» Problem description: Copy out each line of the material in which the word "this" appears.

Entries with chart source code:
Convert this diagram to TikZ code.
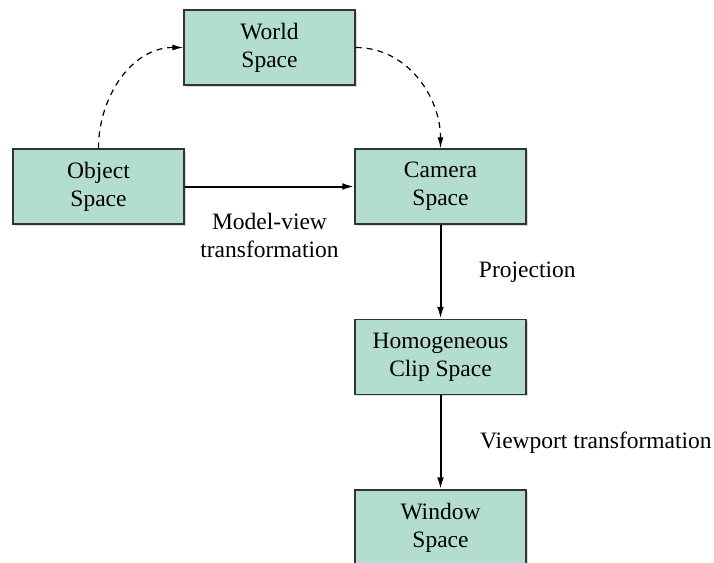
\documentclass[tikz,border=0pt]{standalone}
\usepackage{fontspec}
\setmainfont{Liberation Serif}
\usepackage{xcolor}
\usetikzlibrary{arrows.meta,positioning,shadows}
\definecolor{spacegreen}{HTML}{B3DDD0}
\tikzstyle{block} = [rectangle, draw=black!80, fill=spacegreen, line width=0.7pt, text centered, align=center, inner sep=0pt, minimum height=37.5pt, minimum width=85.5pt, drop shadow={shadow xshift=0.8pt, shadow yshift=-0.8pt, opacity=0.3}]
\tikzstyle{line} = [draw, line width=1pt, -{Latex[length=6pt,width=3.4pt]}]
\tikzstyle{dashline} = [draw, line width=0.6pt, dash pattern=on 3pt off 2.5pt, -{Latex[length=5.5pt,width=3pt]}]

\begin{document}
\begin{tikzpicture}[node distance = 85.25pt, auto, font=\fontsize{11.75}{14}\selectfont]
\useasboundingbox (0,0) rectangle (357pt,-281.5pt);
\node [block] (object) at (49.25pt,-93.25pt) {Object\\Space};
\node [block, right of=object, node distance=171pt] (camera) {Camera\\Space};
\node [block, above of=object, node distance=69.5pt, xshift=85.5pt] (world) {World\\Space};
\node [block, below of=camera] (clip) {Homogeneous\\Clip Space};
\node [block, below of=clip] (window) {Window\\Space};
\path [line] (object) -- node [below=9.5pt, align=center] {Model-view\\transformation} (camera);
\path [dashline] (object.north) to [out=90, in=180] (world.west);
\path [dashline] (world.east) to [out=0, in=90] (camera.north);
\path [line] (camera) -- node [right=15.4pt] {Projection} (clip);
\path [line] (clip) -- node [right=16pt] {Viewport transformation} (window);
\end{tikzpicture}
\end{document}
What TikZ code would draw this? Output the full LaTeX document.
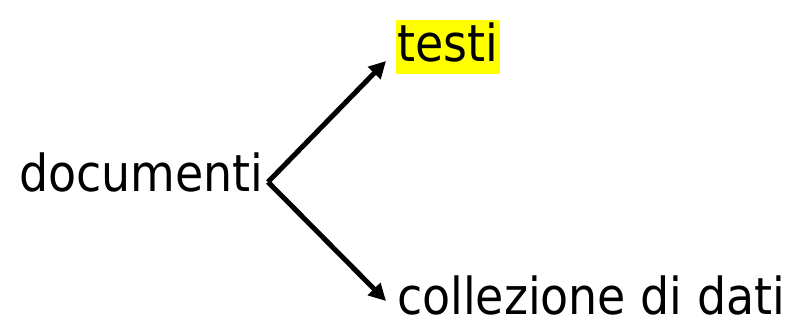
\documentclass[tikz,border=0pt]{standalone}
\usepackage{fontspec}
\setmainfont{DejaVu Sans Condensed}
\usetikzlibrary{arrows.meta}
\definecolor{hl}{RGB}{255,255,0}
\tikzset{
  lbl/.style={inner sep=0pt, outer sep=0pt, font=\fontsize{51}{60}\selectfont},
  arr/.style={line width=5pt, -{Triangle[length=17pt,width=17pt]}},
}
\begin{document}
\begin{tikzpicture}[x=1pt,y=1pt]
\useasboundingbox (0,0) rectangle (792,322);
\node[lbl, anchor=base west] (doc) at (19,131) {documenti};
\node[lbl, anchor=base west, fill=hl, text height=42pt, text depth=12pt, inner xsep=1.5pt] (testi) at (396,260) {testi};
\node[lbl, anchor=base west] (coll) at (397,8) {collezione di dati};
\coordinate (v) at (268,140);
\coordinate (tu) at (386,261);
\coordinate (td) at (386,21);
\draw[arr] (v) -- (tu);
\draw[arr] (v) -- (td);
\end{tikzpicture}
\end{document}
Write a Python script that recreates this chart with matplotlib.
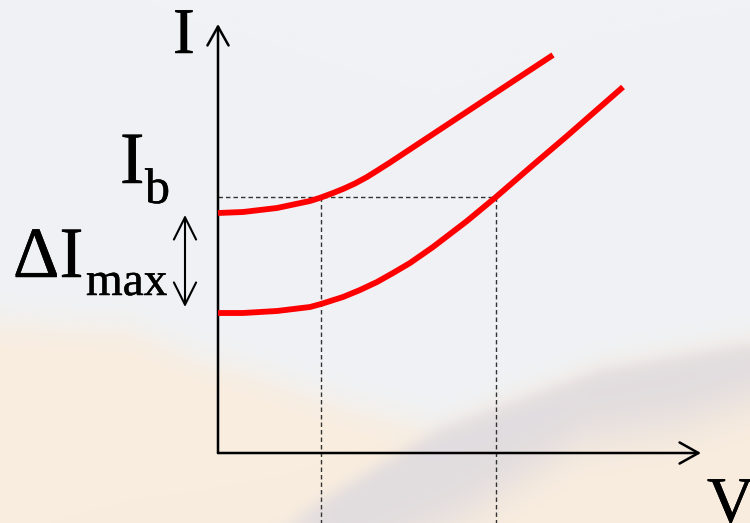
import numpy as np
import matplotlib
matplotlib.use('Agg')
import matplotlib.pyplot as plt
import matplotlib.patheffects as pe

# ---- data (schematic units: V horizontal, I vertical) ----
V_upper = [0.00, 0.25, 0.59, 0.92, 1.03, 1.15, 1.25, 1.37, 1.49, 1.61, 1.72, 2.00, 2.50, 3.00, 3.35]
I_upper = [2.40, 2.41, 2.45, 2.52, 2.555, 2.60, 2.64, 2.695, 2.76, 2.835, 2.905, 3.09, 3.42, 3.75, 3.98]
V_lower = [0.00, 0.25, 0.59, 0.92, 1.03, 1.25, 1.42, 1.59, 1.75, 1.92, 2.15, 2.49, 2.78, 3.15, 3.49, 4.05]
I_lower = [1.40, 1.40, 1.42, 1.46, 1.49, 1.56, 1.63, 1.71, 1.80, 1.90, 2.06, 2.32, 2.56, 2.88, 3.17, 3.66]
I_b = 2.56
V_mark = [1.03, 2.78]
dI_range = [2.38, 1.46]
axis_V_max = 4.83
axis_I_max = 4.29

XL = (-2.18, 5.32)
YL = (-0.70, 4.53)

fig = plt.figure(figsize=(7.5, 5.23), dpi=100)
ax = fig.add_axes([0, 0, 1, 1])
ax.set_xlim(*XL)
ax.set_ylim(*YL)
ax.axis('off')

# ---- background (light sky with blurred sandy dunes) ----
H, W = 523, 750
yy, xx = np.mgrid[0:H, 0:W].astype(float)
sky = np.array([240, 242, 245]) / 255
warm = np.array([249, 237, 222]) / 255
shade = np.array([225, 220, 223]) / 255
yb = np.interp(xx, [0, 130, 200, 250, 350, 437, 600, 733, 750],
               [323, 330, 360, 373, 407, 430, 370, 347, 345])
m_warm = 1 / (1 + np.exp(-(yy - yb) / 10))
img = sky * (1 - m_warm[..., None]) + warm * m_warm[..., None]
yU = np.interp(xx, [283, 437, 600, 733, 750], [523, 430, 370, 347, 345])
yL = np.interp(xx, [283, 450, 583, 683, 750], [600, 523, 440, 423, 400])
m_band = (1 / (1 + np.exp(-(yy - yU) / 5))) * (1 / (1 + np.exp(-(yL - yy) / 14)))
m_band *= 1 / (1 + np.exp(-(xx - 290) / 12))
img = img * (1 - m_band[..., None]) + shade * m_band[..., None]
ax.imshow(img, extent=[XL[0], XL[1], YL[0], YL[1]], aspect='auto', zorder=0,
          interpolation='bilinear')

# ---- axes arrows ----
akw = dict(arrowstyle='->,head_length=0.68,head_width=0.38', lw=1.8, color='black',
           mutation_scale=20, shrinkA=0, shrinkB=0)
ax.annotate('', xy=(0, axis_I_max), xytext=(0, 0), arrowprops=akw, zorder=3)
ax.annotate('', xy=(axis_V_max, 0), xytext=(0, 0), arrowprops=akw, zorder=3)

# ---- dashed guide lines ----
dkw = dict(color='#333333', lw=1.0, dashes=(3.2, 2.2), zorder=2)
ax.plot([0, V_mark[1]], [I_b, I_b], **dkw)
for v in V_mark:
    ax.plot([v, v], [I_b, YL[0]], **dkw)

# ---- curves ----
for vv, ii in ((V_upper, I_upper), (V_lower, I_lower)):
    ax.plot(vv, ii, color='#ff0000', lw=4.2, solid_capstyle='butt',
            solid_joinstyle='round', zorder=4)

# ---- double arrow for delta I ----
ax.annotate('', xy=(-0.33, dI_range[0]), xytext=(-0.33, dI_range[1]),
            arrowprops=dict(arrowstyle='<->,head_length=0.8,head_width=0.4', lw=1.5,
                            color='black', mutation_scale=20, shrinkA=0, shrinkB=0),
            zorder=3)

# ---- labels ----
serif = 'Liberation Serif'
fx = [pe.withStroke(linewidth=0.35, foreground='black')]
tkw = dict(family=serif, ha='left', va='baseline', color='black', path_effects=fx)
ax.text(-0.45, 4.00, 'I', fontsize=47, **tkw)
ax.text(4.89, -0.69, 'V', fontsize=47, **tkw)
ax.text(-0.98, 2.70, 'I', fontsize=53, **tkw)
ax.text(-0.73, 2.50, 'b', fontsize=36, **tkw)
ax.text(-2.05, 1.76, '\u0394I', fontsize=52, **tkw)
ax.text(-1.32, 1.58, 'max', fontsize=34, **tkw)

fig.savefig('out.png', dpi=100)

» Problem solution:
Convert this diagram to TikZ code.
What TikZ code would draw this? Output the full LaTeX document.
Write a Python script that recreates this chart with matplotlib.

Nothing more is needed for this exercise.